=== Data section ===
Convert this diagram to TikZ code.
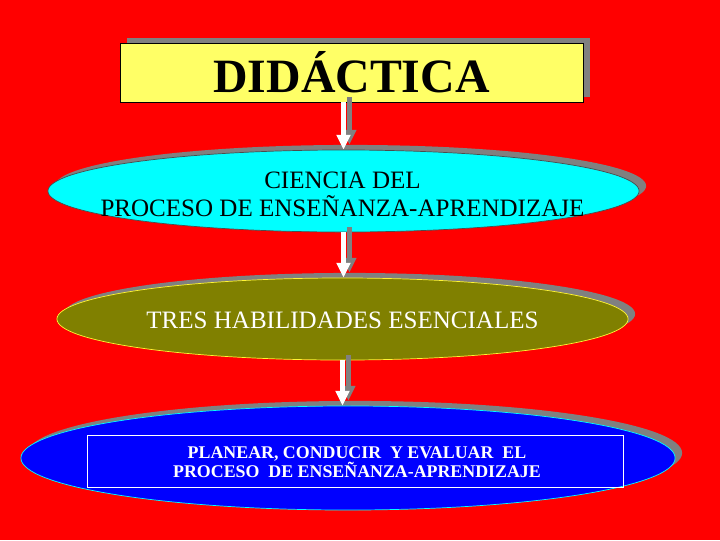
\documentclass[tikz,border=0pt]{standalone}
\usepackage{fontspec}
\setmainfont{Liberation Serif}
\usetikzlibrary{shapes.geometric,shadows,arrows.meta}
\definecolor{fondo}{RGB}{255,0,0}
\definecolor{amarillo}{RGB}{255,255,102}
\definecolor{celeste}{RGB}{0,255,255}
\definecolor{oliva}{RGB}{128,128,0}
\definecolor{azul}{RGB}{0,0,255}
\definecolor{sombragris}{RGB}{128,128,128}
\tikzset{
  sombra/.style={drop shadow={shadow xshift=5pt,shadow yshift=3.6pt,fill=sombragris,opacity=1}},
  ovalo/.style={draw,ellipse,sombra,inner sep=0pt,line width=0.5pt},
  flecha/.style={line width=3.6pt,white,-{Triangle[width=9.5pt,length=10.5pt]}},
  flechasombra/.style={flecha,sombragris,transform canvas={xshift=4.2pt,yshift=3.6pt}}
}
\begin{document}
\begin{tikzpicture}[x=0.025cm,y=-0.025cm]
    \fill[fondo] (0,0) rectangle (720,540);
    \useasboundingbox (0,0) rectangle (720,540);

    \node[draw,rectangle,fill=amarillo,sombra,minimum width=11.575cm,minimum height=1.475cm,inner sep=0pt] (didactica) at (351.5,72.5) {};
    \node[ovalo,fill=celeste,draw=black!70,minimum width=14.775cm,minimum height=2.05cm] (ciencia) at (343.5,191) {};
    \node[ovalo,fill=oliva,draw=yellow!80,minimum width=14.275cm,minimum height=2.05cm] (habilidades) at (342.5,319) {};
    \node[ovalo,fill=azul,draw=celeste,minimum width=16.35cm,minimum height=2.6cm] (planear) at (348,458) {};
    \node[draw=white,rectangle,line width=0.5pt,minimum width=13.4cm,minimum height=1.3cm,inner sep=0pt] (marco) at (355,461) {};

    \draw[flechasombra] (ciencia.north |- didactica.south) -- (ciencia.north);
    \draw[flecha] (ciencia.north |- didactica.south) -- (ciencia.north);
    \draw[flechasombra] (ciencia.south) -- (ciencia.south |- habilidades.north);
    \draw[flecha] (ciencia.south) -- (ciencia.south |- habilidades.north);
    \draw[flechasombra] (habilidades.south) -- (habilidades.south |- planear.north);
    \draw[flecha] (habilidades.south) -- (habilidades.south |- planear.north);

    \node[font=\bfseries\fontsize{34pt}{36pt}\selectfont] (titulo) at (didactica) {DIDÁCTICA};
    \node[align=center,font=\fontsize{17.8pt}{20pt}\selectfont] (ciencia-txt) at (342.5,194) {CIENCIA DEL\\PROCESO DE ENSEÑANZA-APRENDIZAJE};
    \node[white,font=\fontsize{17.8pt}{20pt}\selectfont] (habilidades-txt) at (342.5,320) {TRES HABILIDADES ESENCIALES};
    \node[white,align=center,font=\bfseries\fontsize{12.7pt}{13.2pt}\selectfont] (planear-txt) at (357,462) {PLANEAR, CONDUCIR\ \ Y EVALUAR\ \ EL\\PROCESO\ \ DE ENSEÑANZA-APRENDIZAJE};
\end{tikzpicture}
\end{document}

=== Your instructions ===
Copy every line above word for word and exclude the pictures.

=== Solution for this exercise ===
Convert this diagram to TikZ code.
\documentclass[tikz,border=0pt]{standalone}
\usepackage{fontspec}
\setmainfont{Liberation Serif}
\usetikzlibrary{shapes.geometric,shadows,arrows.meta}
\definecolor{fondo}{RGB}{255,0,0}
\definecolor{amarillo}{RGB}{255,255,102}
\definecolor{celeste}{RGB}{0,255,255}
\definecolor{oliva}{RGB}{128,128,0}
\definecolor{azul}{RGB}{0,0,255}
\definecolor{sombragris}{RGB}{128,128,128}
\tikzset{
  sombra/.style={drop shadow={shadow xshift=5pt,shadow yshift=3.6pt,fill=sombragris,opacity=1}},
  ovalo/.style={draw,ellipse,sombra,inner sep=0pt,line width=0.5pt},
  flecha/.style={line width=3.6pt,white,-{Triangle[width=9.5pt,length=10.5pt]}},
  flechasombra/.style={flecha,sombragris,transform canvas={xshift=4.2pt,yshift=3.6pt}}
}
\begin{document}
\begin{tikzpicture}[x=0.025cm,y=-0.025cm]
    \fill[fondo] (0,0) rectangle (720,540);
    \useasboundingbox (0,0) rectangle (720,540);

    \node[draw,rectangle,fill=amarillo,sombra,minimum width=11.575cm,minimum height=1.475cm,inner sep=0pt] (didactica) at (351.5,72.5) {};
    \node[ovalo,fill=celeste,draw=black!70,minimum width=14.775cm,minimum height=2.05cm] (ciencia) at (343.5,191) {};
    \node[ovalo,fill=oliva,draw=yellow!80,minimum width=14.275cm,minimum height=2.05cm] (habilidades) at (342.5,319) {};
    \node[ovalo,fill=azul,draw=celeste,minimum width=16.35cm,minimum height=2.6cm] (planear) at (348,458) {};
    \node[draw=white,rectangle,line width=0.5pt,minimum width=13.4cm,minimum height=1.3cm,inner sep=0pt] (marco) at (355,461) {};

    \draw[flechasombra] (ciencia.north |- didactica.south) -- (ciencia.north);
    \draw[flecha] (ciencia.north |- didactica.south) -- (ciencia.north);
    \draw[flechasombra] (ciencia.south) -- (ciencia.south |- habilidades.north);
    \draw[flecha] (ciencia.south) -- (ciencia.south |- habilidades.north);
    \draw[flechasombra] (habilidades.south) -- (habilidades.south |- planear.north);
    \draw[flecha] (habilidades.south) -- (habilidades.south |- planear.north);

    \node[font=\bfseries\fontsize{34pt}{36pt}\selectfont] (titulo) at (didactica) {DIDÁCTICA};
    \node[align=center,font=\fontsize{17.8pt}{20pt}\selectfont] (ciencia-txt) at (342.5,194) {CIENCIA DEL\\PROCESO DE ENSEÑANZA-APRENDIZAJE};
    \node[white,font=\fontsize{17.8pt}{20pt}\selectfont] (habilidades-txt) at (342.5,320) {TRES HABILIDADES ESENCIALES};
    \node[white,align=center,font=\bfseries\fontsize{12.7pt}{13.2pt}\selectfont] (planear-txt) at (357,462) {PLANEAR, CONDUCIR\ \ Y EVALUAR\ \ EL\\PROCESO\ \ DE ENSEÑANZA-APRENDIZAJE};
\end{tikzpicture}
\end{document}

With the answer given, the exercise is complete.